* [Instructions to follow] Your copy of the material must match it exactly, except that pictures are dropped.
-- Start Source data --
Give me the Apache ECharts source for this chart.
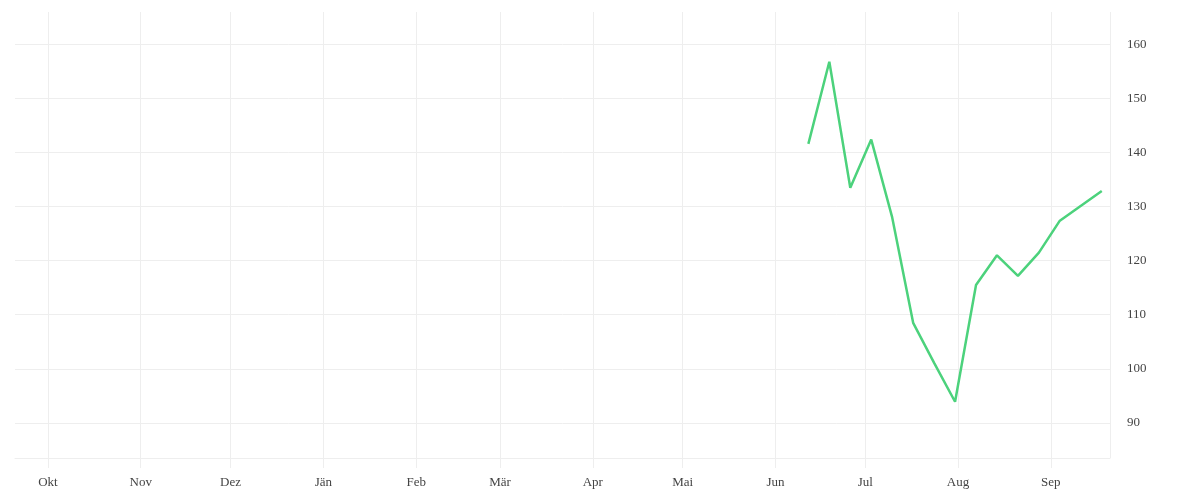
<!DOCTYPE html>
<html>
<head>
<meta charset="utf-8">
<script src="https://cdn.jsdelivr.net/npm/echarts@6/dist/echarts.min.js"></script>
<style>
html,body{margin:0;padding:0;background:#fff;}
#chart{width:1200px;height:500px;}
</style>
</head>
<body>
<div id="chart"></div>
<script>
// Data
const dates = ['2023-06-12','2023-06-19','2023-06-26','2023-07-03','2023-07-10','2023-07-17','2023-07-24','2023-07-31','2023-08-07','2023-08-14','2023-08-21','2023-08-28','2023-09-04','2023-09-18'];
const values = [141.6, 156.8, 133.5, 142.4, 128.0, 108.5, 101.1, 93.9, 115.5, 121.0, 117.2, 121.5, 127.4, 132.9];
const monthLabels = ['Jän','Feb','Mär','Apr','Mai','Jun','Jul','Aug','Sep','Okt','Nov','Dez'];
const yTicks = [90, 100, 110, 120, 130, 140, 150, 160];

const seriesData = dates.map((d, i) => [Date.parse(d + 'T00:00:00Z'), values[i]]);

const chart = echarts.init(document.getElementById('chart'));
const font = '"Liberation Serif", "DejaVu Serif", serif';
const xMin = Date.UTC(2022, 8, 20, 0);
const xMax = Date.UTC(2023, 8, 20, 18);
chart.setOption({
  useUTC: true,
  animation: false,
  backgroundColor: '#fff',
  grid: { left: 15, right: 90, top: 12, bottom: 42, containLabel: false },
  xAxis: [{
    type: 'time',
    min: xMin,
    max: xMax,
    splitNumber: 12,
    axisLine: { show: true, lineStyle: { color: '#eeeeee', width: 1 } },
    axisTick: { show: true, inside: false, length: 10, lineStyle: { color: '#eeeeee', width: 1 } },
    splitLine: { show: true, showMinLine: false, lineStyle: { color: '#eeeeee', width: 1 } },
    axisLabel: {
      color: '#444',
      fontFamily: font,
      fontSize: 13,
      margin: 18,
      showMinLabel: false,
      showMaxLabel: false,
      formatter: function (v) {
        const d = new Date(v);
        return monthLabels[d.getUTCMonth()];
      }
    }
  }],
  yAxis: {
    type: 'value',
    position: 'right',
    min: 83.5,
    max: 166,
    splitNumber: 8,
    axisLine: { show: false },
    axisTick: { show: false },
    splitLine: { show: true, showMaxLine: false, lineStyle: { color: '#eeeeee', width: 1 } },
    axisLabel: {
      color: '#444',
      fontFamily: font,
      fontSize: 13,
      margin: 17,
      showMinLabel: false,
      showMaxLabel: false,
      formatter: function (v) { return yTicks.indexOf(v) >= 0 ? String(v) : ''; }
    }
  },
  series: [{
    type: 'line',
    data: seriesData,
    showSymbol: false,
    symbol: 'none',
    lineStyle: { color: '#4cd27c', width: 2.5 },
    itemStyle: { color: '#4cd27c' }
  }]
});
</script>
</body>
</html>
-- End Source data --
* [Exercise answer]
Give me the Apache ECharts source for this chart.
<!DOCTYPE html>
<html>
<head>
<meta charset="utf-8">
<script src="https://cdn.jsdelivr.net/npm/echarts@6/dist/echarts.min.js"></script>
<style>
html,body{margin:0;padding:0;background:#fff;}
#chart{width:1200px;height:500px;}
</style>
</head>
<body>
<div id="chart"></div>
<script>
// Data
const dates = ['2023-06-12','2023-06-19','2023-06-26','2023-07-03','2023-07-10','2023-07-17','2023-07-24','2023-07-31','2023-08-07','2023-08-14','2023-08-21','2023-08-28','2023-09-04','2023-09-18'];
const values = [141.6, 156.8, 133.5, 142.4, 128.0, 108.5, 101.1, 93.9, 115.5, 121.0, 117.2, 121.5, 127.4, 132.9];
const monthLabels = ['Jän','Feb','Mär','Apr','Mai','Jun','Jul','Aug','Sep','Okt','Nov','Dez'];
const yTicks = [90, 100, 110, 120, 130, 140, 150, 160];

const seriesData = dates.map((d, i) => [Date.parse(d + 'T00:00:00Z'), values[i]]);

const chart = echarts.init(document.getElementById('chart'));
const font = '"Liberation Serif", "DejaVu Serif", serif';
const xMin = Date.UTC(2022, 8, 20, 0);
const xMax = Date.UTC(2023, 8, 20, 18);
chart.setOption({
  useUTC: true,
  animation: false,
  backgroundColor: '#fff',
  grid: { left: 15, right: 90, top: 12, bottom: 42, containLabel: false },
  xAxis: [{
    type: 'time',
    min: xMin,
    max: xMax,
    splitNumber: 12,
    axisLine: { show: true, lineStyle: { color: '#eeeeee', width: 1 } },
    axisTick: { show: true, inside: false, length: 10, lineStyle: { color: '#eeeeee', width: 1 } },
    splitLine: { show: true, showMinLine: false, lineStyle: { color: '#eeeeee', width: 1 } },
    axisLabel: {
      color: '#444',
      fontFamily: font,
      fontSize: 13,
      margin: 18,
      showMinLabel: false,
      showMaxLabel: false,
      formatter: function (v) {
        const d = new Date(v);
        return monthLabels[d.getUTCMonth()];
      }
    }
  }],
  yAxis: {
    type: 'value',
    position: 'right',
    min: 83.5,
    max: 166,
    splitNumber: 8,
    axisLine: { show: false },
    axisTick: { show: false },
    splitLine: { show: true, showMaxLine: false, lineStyle: { color: '#eeeeee', width: 1 } },
    axisLabel: {
      color: '#444',
      fontFamily: font,
      fontSize: 13,
      margin: 17,
      showMinLabel: false,
      showMaxLabel: false,
      formatter: function (v) { return yTicks.indexOf(v) >= 0 ? String(v) : ''; }
    }
  },
  series: [{
    type: 'line',
    data: seriesData,
    showSymbol: false,
    symbol: 'none',
    lineStyle: { color: '#4cd27c', width: 2.5 },
    itemStyle: { color: '#4cd27c' }
  }]
});
</script>
</body>
</html>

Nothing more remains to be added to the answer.